Page 1 of 1

Authentication of documents issued by beneficiary of transfe

Posted: Thu Feb 05, 2009 12:51 pm
by berry
Dear all
As per isbp, correction and alteration on documents that are issued by the beneficiary need not to be authenticated. If a document that has been issued by a second beneficiary which has a correction and first beneficiary has substituted his invoice, does that correction require an authentication?

Different views

Posted: Thu Feb 05, 2009 3:09 pm
by cristiand969
Dear Berry,
There are two scenarios based on your message as I could not identify to which document refers.
1. The second beneficiary invoice presents a correction. Obviously no need for authenticating as this invoice will be substituted.
2. Other document produced by second beneficiary (i.e certificate, packing list, etc) presents a correction. My best guess it that correction should be authenticated because in the next following scenario (1st benef vs issuing bank), the documents of second beneficiary (once the 1st beneficiary substituted invoice) will become third party documents and should bear authentication of issuer or of a party authorized by issuer. Although the notion "first beneficiary" and "second beneficiary" may to some extent be understood as BENEFICIARY I would say that only in case when first beneficiary fail to substitute the invoice, the obligation of issuing bank is automatically diverted toward 2nd beneficiary by virtue of art 38i and 18a.i, and the latter would become THE BENEFICIARY in view of the issuing bank.
So, given the fact that all the above is just a personal interpretation the issuing bank may well have another different one.
However, there is a solution in your case.
Quote: Whilst the UCP 600 does not use word "ONLY" in the context of substitution of documents the intent is that a transferring bank should only be expected to allow the invoice and draft substituted. At the end of the day the decision on allowing substitution of other documents remain with the transferring bank. Unquote, Extract form a Gary Collyer training . So better instruct beneficiary to substitute his own document (in case he can do that, i.e there is no certification that 1st benef could not give)
Brgds
Cristian

another view

Posted: Thu Feb 05, 2009 7:05 pm
by iLC
interesting... in my opinion, (as of the second case) there is no need to authenticate any correction or alteration on documents issued by the second beneficiary. the purpose of an authentication is to ensure that the only the issuer or authorized person has made the changes. in case of transfered letter of credit, a document issued by beneficiary has the chance to be altered or corrected at two places -

1. by the second beneficary
2. at the counter of transferring bank

if the second beneficiary has altered a document issued by him and the second beneficiary's bank is authorized to honor or negotiate, i dont think at that point we can demand for an authentication of those alteration.

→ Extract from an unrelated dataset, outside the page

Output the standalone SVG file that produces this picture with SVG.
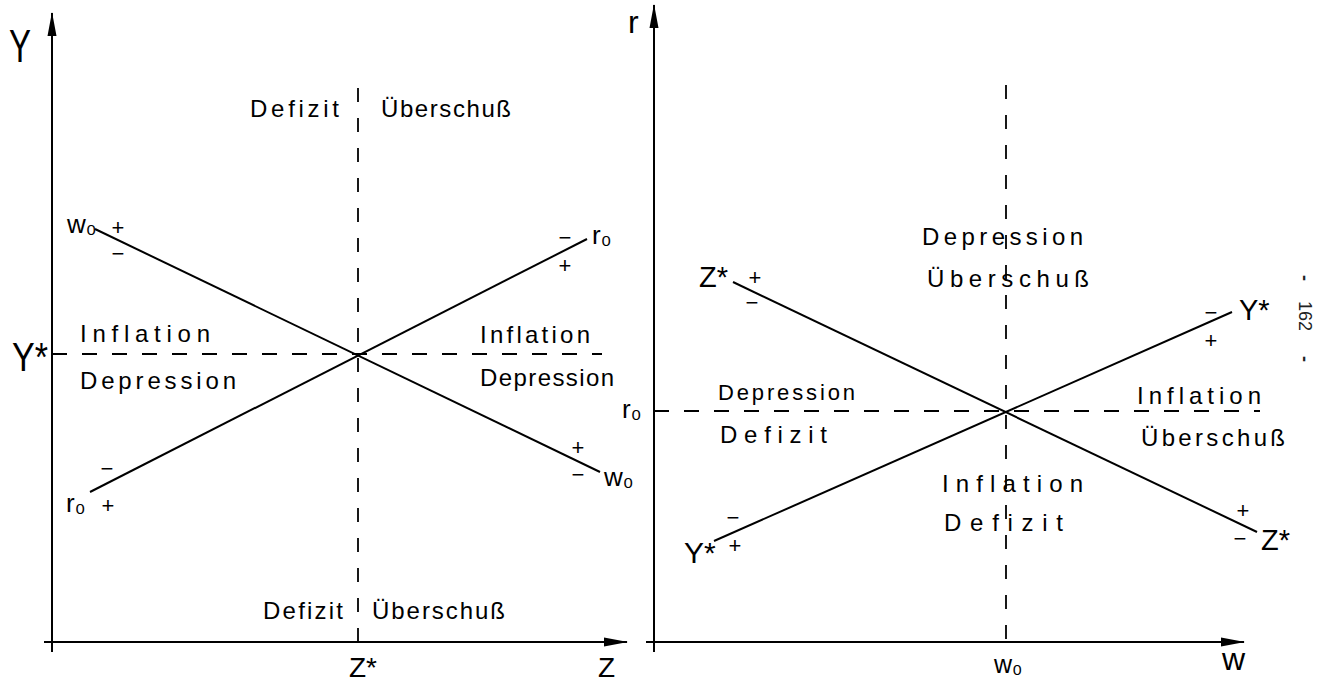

in case of 2, there is no reason that the transferring bank will handover the second beneficiary's document to the first beneficiary. so there is no chance of alteration there.

and just for argument, even if the documents are released to the first beneficiary, i will not consider the first beneficiary unauthorized one to make the corrections because first beneficiary has the right to substitute the entire document.